A spring of natural length $0.50\,\text{m}$ and spring constant $k = 100\,\text{N}\,\text{m}^{-1}$ hangs vertically. A mass $m = 2.0\,\text{kg}$ is attached to the free end and released from rest when the spring is at its natural length.

(a) Calculate the equilibrium position and show that the mass undergoes SHM about this position.

(b) Calculate the amplitude, maximum speed, and period of the oscillation.

(c) Calculate the spring extension when the mass is at its lowest point, and verify using energy conservation that this equals the equilibrium extension plus the amplitude.

Take $g = 9.81\,\text{m}\,\text{s}^{-2}$.

Solution:

(a) At equilibrium: $T = mg$, so $kx_0 = mg$:

$x_0 = \frac{mg}{k} = \frac{2.0 \times 9.81}{100} = 0.1962\,\text{m}$

The equilibrium position is $0.1962\,\text{m}$ below the natural length.

When the mass is at displacement $y$ below the equilibrium position, the net force (taking downward as positive):

$F = mg - k(x_0 + y) = mg - kx_0 - ky = -ky$

Since $F = ma$ and $F = -ky$:

$a = -\frac{k}{m}y$

This is SHM with $\omega^2 = k/m$ and equilibrium at $x_0$.

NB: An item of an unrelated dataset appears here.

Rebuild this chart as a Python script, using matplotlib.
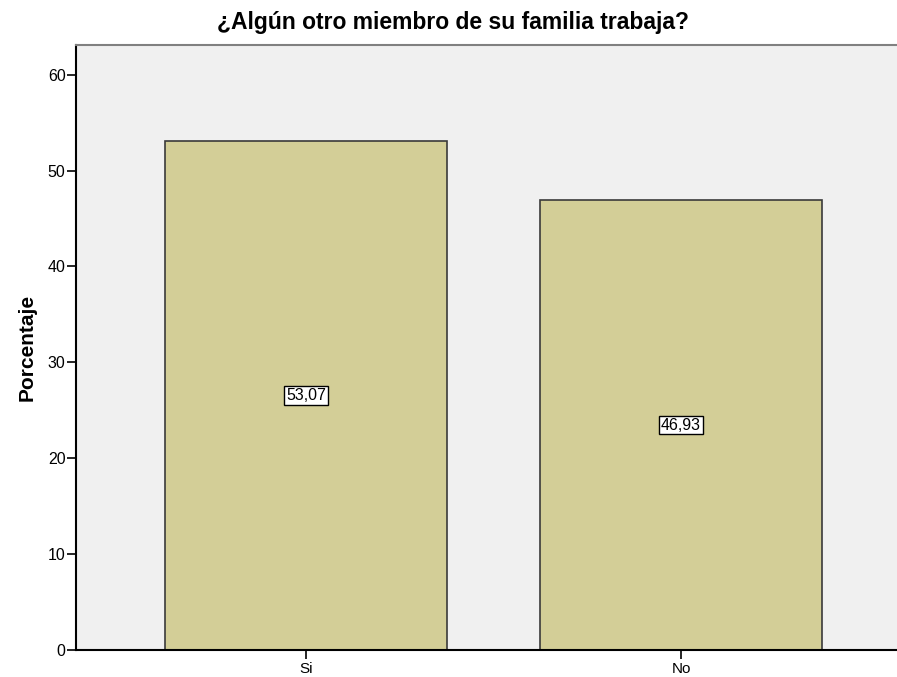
import numpy as np
import matplotlib.pyplot as plt

categorias = ['Si', 'No']
porcentajes = [53.07, 46.93]
etiquetas = ['53,07', '46,93']

plt.rcParams['font.family'] = ['Liberation Sans', 'DejaVu Sans']

fig = plt.figure(figsize=(8.97, 6.77), dpi=100)
ax = fig.add_axes([0.0847, 0.0399, 0.9153, 0.8936])
ax.set_facecolor('#F0F0F0')

x = np.arange(len(categorias))
ax.bar(x, porcentajes, width=0.75, color='#D3CE97', edgecolor='#3a3a3a', linewidth=1.2)

for xi, v, t in zip(x, porcentajes, etiquetas):
    ax.text(xi, v / 2, t, ha='center', va='center', fontsize=11.5,
            bbox=dict(boxstyle='square,pad=0.12', facecolor='white', edgecolor='black', linewidth=1))

ax.set_xlim(-0.613, 1.576)
ax.set_ylim(0, 63.1)
ax.set_xticks(x)
ax.set_xticklabels(categorias, fontsize=11)
ax.set_yticks(np.arange(0, 61, 10))
ax.tick_params(axis='y', labelsize=11.5, length=6.5, width=1.2, pad=1)
ax.tick_params(axis='x', length=6.5, width=1.2, pad=2)

ax.spines['right'].set_visible(False)
ax.spines['top'].set_color('#808080')
ax.spines['top'].set_linewidth(1.5)
ax.spines['left'].set_linewidth(1.5)
ax.spines['bottom'].set_linewidth(1.5)

ax.set_ylabel('Porcentaje', fontsize=15, fontweight='bold', labelpad=8)
fig.text(0.505, 0.967, '¿Algún otro miembro de su familia trabaja?', ha='center', va='center',
         fontsize=16.5, fontweight='bold')

fig.savefig('out.png', dpi=100)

(b) The mass is released from the natural length, which is $x_0 = 0.1962\,\text{m}$ above the equilibrium position. So the amplitude is:

$A = x_0 = 0.1962\,\text{m}$

Maximum speed: $v_{\max} = A\omega = A\sqrt{k/m} = 0.1962 \times \sqrt{50} = 0.1962 \times 7.07 = 1.387\,\text{m}\,\text{s}^{-1}$

Period: $T = 2\pi/\omega = 2\pi\sqrt{m/k} = 2\pi\sqrt{0.02} = 2\pi \times 0.1414 = 0.889\,\text{s}$

(c) Maximum extension = equilibrium extension + amplitude:

$x_{\max} = x_0 + A = 0.1962 + 0.1962 = 0.3924\,\text{m}$

Verification using energy conservation:

At the natural length (release point), all energy is gravitational PE (taking equilibrium as reference):

$E = mgA = 2.0 \times 9.81 \times 0.1962 = 3.851\,\text{J}$

At the lowest point (extension $x_{\max}$), all energy is elastic PE minus gravitational PE:

$\frac{1}{2}kx_{\max}^2 - mgx_{\max} = \frac{1}{2} \times 100 \times x_{\max}^2 - 19.62x_{\max}$

Setting equal to initial energy (at natural length, all energy is $mgx_{\max}$... but we need to be careful with reference).

Using the total energy approach from the release point (natural length, zero spring PE, zero KE, height = $x_{\max}$ above lowest point):

$mgx_{\max} = \frac{1}{2}kx_{\max}^2$

$x_{\max} = \frac{2mg}{k} = 2x_0 = 0.3924\,\text{m}$

This confirms: $x_{\max} = 2x_0 = x_0 + A = 0.1962 + 0.1962 = 0.3924\,\text{m}$.